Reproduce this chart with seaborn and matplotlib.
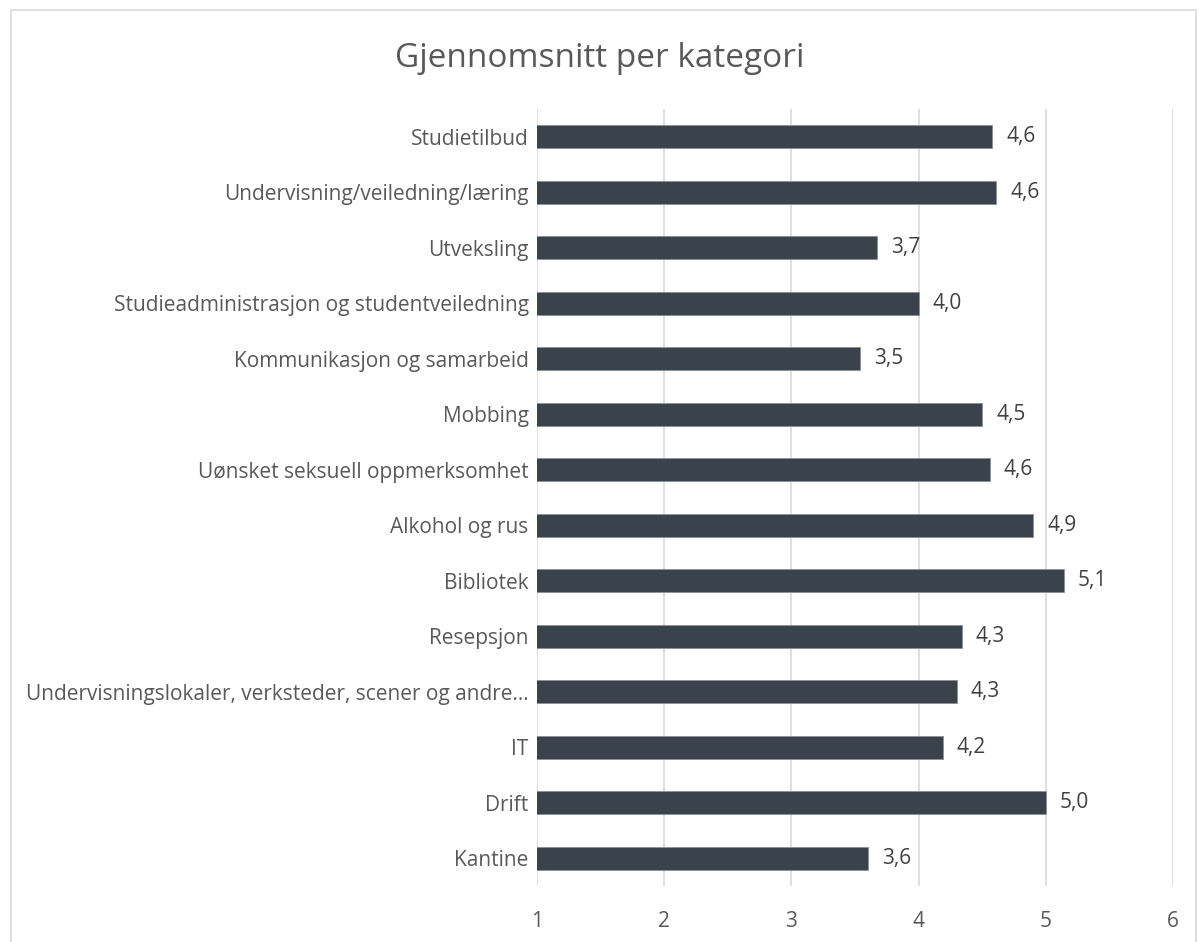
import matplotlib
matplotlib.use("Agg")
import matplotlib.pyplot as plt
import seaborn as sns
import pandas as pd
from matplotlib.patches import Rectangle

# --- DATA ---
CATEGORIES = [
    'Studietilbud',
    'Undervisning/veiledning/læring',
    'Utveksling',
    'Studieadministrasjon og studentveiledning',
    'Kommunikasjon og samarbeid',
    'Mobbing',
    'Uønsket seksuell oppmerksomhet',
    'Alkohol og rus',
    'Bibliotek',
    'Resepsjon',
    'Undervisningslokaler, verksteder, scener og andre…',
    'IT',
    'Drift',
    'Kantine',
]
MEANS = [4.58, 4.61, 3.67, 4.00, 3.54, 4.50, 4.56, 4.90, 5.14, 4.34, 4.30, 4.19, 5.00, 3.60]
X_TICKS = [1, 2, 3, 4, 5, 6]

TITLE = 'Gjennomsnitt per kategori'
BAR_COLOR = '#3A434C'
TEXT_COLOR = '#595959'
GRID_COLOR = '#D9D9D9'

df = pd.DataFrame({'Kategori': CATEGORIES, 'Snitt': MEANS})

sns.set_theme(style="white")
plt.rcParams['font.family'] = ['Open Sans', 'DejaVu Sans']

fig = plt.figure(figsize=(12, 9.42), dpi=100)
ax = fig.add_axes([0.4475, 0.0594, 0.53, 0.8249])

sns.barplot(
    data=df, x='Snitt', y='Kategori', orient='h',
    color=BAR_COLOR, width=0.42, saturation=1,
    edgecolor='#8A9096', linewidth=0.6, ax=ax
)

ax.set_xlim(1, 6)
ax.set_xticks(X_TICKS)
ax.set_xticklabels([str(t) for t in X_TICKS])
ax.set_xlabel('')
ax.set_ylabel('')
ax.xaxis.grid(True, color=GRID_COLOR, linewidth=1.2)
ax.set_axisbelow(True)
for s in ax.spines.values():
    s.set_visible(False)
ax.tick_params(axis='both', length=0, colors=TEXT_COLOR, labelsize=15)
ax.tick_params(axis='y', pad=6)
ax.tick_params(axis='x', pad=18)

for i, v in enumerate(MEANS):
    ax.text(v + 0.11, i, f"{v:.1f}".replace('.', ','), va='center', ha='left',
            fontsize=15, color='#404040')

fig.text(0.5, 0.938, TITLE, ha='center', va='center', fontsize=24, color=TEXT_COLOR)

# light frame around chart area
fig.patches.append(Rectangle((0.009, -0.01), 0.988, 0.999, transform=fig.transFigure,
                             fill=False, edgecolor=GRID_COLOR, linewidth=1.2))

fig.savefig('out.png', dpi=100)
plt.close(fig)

******************************

**Problem requirements:** Write out exactly the lines between the start of the data and the line with "from matplotlib.patches import Rectangle", including both, but none of the pictures.

**Result of the task:**
Reproduce this chart with seaborn and matplotlib.
import matplotlib
matplotlib.use("Agg")
import matplotlib.pyplot as plt
import seaborn as sns
import pandas as pd
from matplotlib.patches import Rectangle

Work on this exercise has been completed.